This is one of the lost diamonds of the 80s. If you run through my posts, you'll see that I avoid to use this term, but this time I have to. In a future 80s re-issue wave (like the 60s reissue storm we have a few years back), this album will be regarded as one of the most underrated of the era.
Released in 1987 by the very cult Insight Records of San Francisco (label of Eric Cope, founder of Glorious Din - see the posts in Fritz Die Spine and Phoenix Hairpins for their two LPs), Thickly Settled was the sole album of a Detroit, MI band (not to be confused with an industrial-electronic L.A. band of the 90s with the same name - a common misunderstanding - with which they had nothing to do).
About Spahn Ranch from their myspace site
Spahn Ranch was formed in August of 1986 in Detroit, MI. Although the name would suggest a connection with the Manson Murders, the band had no affiliation. In it's infancy, the band played in many local venues on the bill with various local bands. Quickly a strong following developed, which immediately precipitated a self titled cassette release of six tracks on the Ikthus Network label. After having missed their own billing at a show, the band was introduced to Eric Cope of Insight Records from San Francisco, CA. He offered them a contract with Insight after reviewing their cassette and video work. The band accepted and began recording their first LP, 'Thickly Settled' in California where they were welcomed by receptive audiences. 'Thickly Settled' was hailed as one of the best albums of the year by England's Underground Magazine, and also met favorable reception in the U.S. of A. None of the members of Spahn Ranch had any formal music training and had not played an instrument prior to forming the group. "The sound they create is tense and raw, not polished to distract from the music itself. Drummer Odell Nails lays down a thick, almost tribal drum beat, accompanied by Hobey Echlin's bass foundation for the music. Guitarist Brad Horowitz adds the energetic, consuming guitar melodies, changing the tunings for each song in order to make no two sets alike. Bob Sterner's vocals with a touch of folk influence, mesh with the instrumental sounds that give the finished product, intense music which envelopes and audience."
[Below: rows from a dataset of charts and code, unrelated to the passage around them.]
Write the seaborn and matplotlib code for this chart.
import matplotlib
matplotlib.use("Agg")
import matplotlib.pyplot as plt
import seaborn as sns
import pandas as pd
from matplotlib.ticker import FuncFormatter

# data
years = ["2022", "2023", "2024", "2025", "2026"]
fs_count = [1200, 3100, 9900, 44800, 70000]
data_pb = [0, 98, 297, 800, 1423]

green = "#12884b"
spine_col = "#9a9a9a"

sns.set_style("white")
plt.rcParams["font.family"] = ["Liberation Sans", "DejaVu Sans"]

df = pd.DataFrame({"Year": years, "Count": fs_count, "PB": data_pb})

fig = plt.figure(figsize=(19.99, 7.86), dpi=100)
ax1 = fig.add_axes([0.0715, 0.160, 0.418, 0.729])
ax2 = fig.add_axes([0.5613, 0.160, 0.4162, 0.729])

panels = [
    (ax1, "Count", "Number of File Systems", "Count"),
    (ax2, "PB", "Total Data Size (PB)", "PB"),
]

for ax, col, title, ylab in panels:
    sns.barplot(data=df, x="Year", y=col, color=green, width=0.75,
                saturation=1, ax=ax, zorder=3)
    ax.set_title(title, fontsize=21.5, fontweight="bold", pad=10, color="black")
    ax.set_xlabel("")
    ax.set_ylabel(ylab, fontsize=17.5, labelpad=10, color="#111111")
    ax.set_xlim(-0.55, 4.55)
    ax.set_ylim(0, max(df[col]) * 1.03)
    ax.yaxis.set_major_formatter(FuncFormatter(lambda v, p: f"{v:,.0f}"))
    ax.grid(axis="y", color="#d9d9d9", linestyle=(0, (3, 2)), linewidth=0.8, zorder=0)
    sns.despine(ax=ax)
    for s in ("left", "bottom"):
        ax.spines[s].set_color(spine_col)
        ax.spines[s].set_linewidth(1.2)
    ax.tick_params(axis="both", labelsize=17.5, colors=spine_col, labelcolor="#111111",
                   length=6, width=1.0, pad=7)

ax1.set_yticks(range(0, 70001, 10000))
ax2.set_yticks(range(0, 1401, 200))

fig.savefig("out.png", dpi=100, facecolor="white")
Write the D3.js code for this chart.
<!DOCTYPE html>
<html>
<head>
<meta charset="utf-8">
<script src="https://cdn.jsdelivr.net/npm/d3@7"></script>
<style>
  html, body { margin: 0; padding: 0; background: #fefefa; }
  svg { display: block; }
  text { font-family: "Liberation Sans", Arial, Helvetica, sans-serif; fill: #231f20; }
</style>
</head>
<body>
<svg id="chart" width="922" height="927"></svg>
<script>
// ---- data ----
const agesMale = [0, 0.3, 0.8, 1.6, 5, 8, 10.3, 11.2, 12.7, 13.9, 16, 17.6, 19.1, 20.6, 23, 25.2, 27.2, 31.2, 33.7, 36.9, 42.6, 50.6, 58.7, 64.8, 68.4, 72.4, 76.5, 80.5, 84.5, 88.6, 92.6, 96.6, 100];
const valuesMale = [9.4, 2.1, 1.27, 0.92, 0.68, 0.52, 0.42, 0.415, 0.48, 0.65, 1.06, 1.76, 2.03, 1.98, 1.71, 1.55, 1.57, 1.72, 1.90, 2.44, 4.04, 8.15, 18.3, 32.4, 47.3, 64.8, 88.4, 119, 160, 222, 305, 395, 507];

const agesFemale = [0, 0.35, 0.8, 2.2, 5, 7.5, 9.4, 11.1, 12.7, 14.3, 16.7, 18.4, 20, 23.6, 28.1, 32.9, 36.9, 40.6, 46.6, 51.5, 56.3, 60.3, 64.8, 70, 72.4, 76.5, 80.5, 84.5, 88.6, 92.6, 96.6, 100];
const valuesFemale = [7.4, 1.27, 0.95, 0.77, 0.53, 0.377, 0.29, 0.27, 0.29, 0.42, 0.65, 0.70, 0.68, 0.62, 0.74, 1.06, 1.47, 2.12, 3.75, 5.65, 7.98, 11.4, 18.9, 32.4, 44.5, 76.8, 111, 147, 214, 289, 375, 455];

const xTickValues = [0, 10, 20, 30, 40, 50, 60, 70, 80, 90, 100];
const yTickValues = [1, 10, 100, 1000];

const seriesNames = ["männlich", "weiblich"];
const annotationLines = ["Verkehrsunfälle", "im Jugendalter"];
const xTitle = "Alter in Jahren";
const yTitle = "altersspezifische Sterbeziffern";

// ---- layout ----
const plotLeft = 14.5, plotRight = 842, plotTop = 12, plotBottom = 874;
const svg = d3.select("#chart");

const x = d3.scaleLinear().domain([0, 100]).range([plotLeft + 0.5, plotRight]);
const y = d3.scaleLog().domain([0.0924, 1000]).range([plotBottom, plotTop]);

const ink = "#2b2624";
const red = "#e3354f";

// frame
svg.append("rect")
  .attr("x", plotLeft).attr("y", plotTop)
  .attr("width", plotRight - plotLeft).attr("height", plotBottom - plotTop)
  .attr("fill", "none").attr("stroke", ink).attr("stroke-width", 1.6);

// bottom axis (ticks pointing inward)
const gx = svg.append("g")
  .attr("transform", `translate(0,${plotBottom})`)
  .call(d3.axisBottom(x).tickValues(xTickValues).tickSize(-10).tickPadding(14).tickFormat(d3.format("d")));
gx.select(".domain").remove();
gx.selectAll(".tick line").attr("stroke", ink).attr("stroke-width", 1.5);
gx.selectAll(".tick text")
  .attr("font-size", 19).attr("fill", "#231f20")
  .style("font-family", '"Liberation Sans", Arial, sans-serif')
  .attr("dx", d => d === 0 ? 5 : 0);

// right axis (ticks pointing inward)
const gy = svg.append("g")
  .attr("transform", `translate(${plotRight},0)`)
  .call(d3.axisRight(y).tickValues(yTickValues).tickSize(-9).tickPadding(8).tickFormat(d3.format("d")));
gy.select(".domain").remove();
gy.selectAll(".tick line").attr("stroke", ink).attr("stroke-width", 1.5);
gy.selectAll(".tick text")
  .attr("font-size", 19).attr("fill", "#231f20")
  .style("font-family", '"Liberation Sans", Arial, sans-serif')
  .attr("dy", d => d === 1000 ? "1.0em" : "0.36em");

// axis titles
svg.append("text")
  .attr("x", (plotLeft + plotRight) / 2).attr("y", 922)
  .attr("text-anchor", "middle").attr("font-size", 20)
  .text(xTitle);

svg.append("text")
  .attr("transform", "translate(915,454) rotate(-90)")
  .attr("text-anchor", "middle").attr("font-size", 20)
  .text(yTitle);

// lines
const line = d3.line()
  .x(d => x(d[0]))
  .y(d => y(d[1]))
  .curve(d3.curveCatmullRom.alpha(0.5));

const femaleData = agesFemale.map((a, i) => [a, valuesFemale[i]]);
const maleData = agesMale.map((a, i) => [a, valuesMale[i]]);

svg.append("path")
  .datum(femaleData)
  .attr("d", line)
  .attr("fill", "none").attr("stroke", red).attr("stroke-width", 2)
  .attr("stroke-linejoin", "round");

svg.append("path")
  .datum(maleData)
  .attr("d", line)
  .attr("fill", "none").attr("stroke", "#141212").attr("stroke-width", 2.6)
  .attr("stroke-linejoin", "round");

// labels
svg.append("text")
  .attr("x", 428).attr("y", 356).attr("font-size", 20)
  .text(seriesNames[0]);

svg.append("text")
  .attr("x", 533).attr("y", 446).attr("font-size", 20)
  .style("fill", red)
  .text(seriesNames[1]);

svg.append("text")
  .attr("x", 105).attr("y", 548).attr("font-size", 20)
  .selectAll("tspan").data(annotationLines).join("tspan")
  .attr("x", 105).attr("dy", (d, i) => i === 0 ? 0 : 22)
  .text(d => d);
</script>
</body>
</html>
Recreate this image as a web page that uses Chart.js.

'Thickly Settled' is build on slow, steady rhythms, climbing step by step to high tension. Don't expect frantic playing or crazed solos or anything like that (except maybe "Each Time Centered", which reminds me of 'Man From Missouri'). On the contrary, listening to Spahn Ranch's music is like a dreamy flight straight in the eye of the storm: calm while there's doom all around. The songs have an uneasy feeling, the drums of Odell Nails and the layered guitars creates a tension, an uncertain threat that surrounds the clear vocals of Bob Sterner and the ringing lead guitar of Brad Horowitz. You'll hear the tribal rhythms mentioned above (particularly in 'Trial', 'Countdown', 'Thickly Settled' (a true masterpiece - it deserves a two-page review alone) and 'Lo & Behold'), but you'll find that there's a lot more than the usual 4AD/british influences: there are the vast distances of the american inland, the highways and the factories, in a time when Godspeed You Black Emperor were babies in their mothers arms. They don't have much in common with GYBE though: Spahn Ranch did it 20 years ago, not in 15-minutes-long-tracks with guitars and chamber orchestra, but in perfect 3-minute rock songs with verses and choruses, with guitar, drums and vocals. Yet they managed to create a film-like image, although a cloudy and in cases stormy one. The more I'm listening to "Thickly Settled" the more I think that it has the best things of the Independed Project -and related- groups (Fourwaycross, Drowning Pool, Shiva Bourlesque) along with a strong sense of melody and an amazingly self-confident playing.
Bob Sterner - Vocals
Brad Horowitz - Guitar
Odell Nails - Drums and Percussion
after the recording of the album Hobey Echlin joined on bass and Rob Rude also played bass at various sessions, shows and recordings.
(Odell Nails and Hobey Echlin played with Majesty Crush in the 90s, a much more british-pop oriented band, Odell still plays, most recently with Robin Guthrie of the Cocteau Twins, while Rob Rude is in HeavenHavnot. Brad Horowitz seems not very active musicaly, although he refers to Spahn Ranch in his page. Bob Sterner had a project with Hobey called Florida Room).
Among their influences -as they list them in myspace- Spahn Ranch include Savage Republic, Virgin Prunes, Southern Death Cult, Sonic Youth, Throbbing Gristle/Psychic TV, Test Dept., Coil, Section 25, Dead Can Dance, Echo & The Bunnymen, Simon & Garfunkel, The Doors, Hardcore Jane, The Halfass, the 60's peace & love myth, and I think they're very accurate.
Many thanks to Robert, who ripped and send me this long lost album complete with covers. I hope it will find the wider audience it deserves and its place in the rock mythology, even today, 20 years after its release.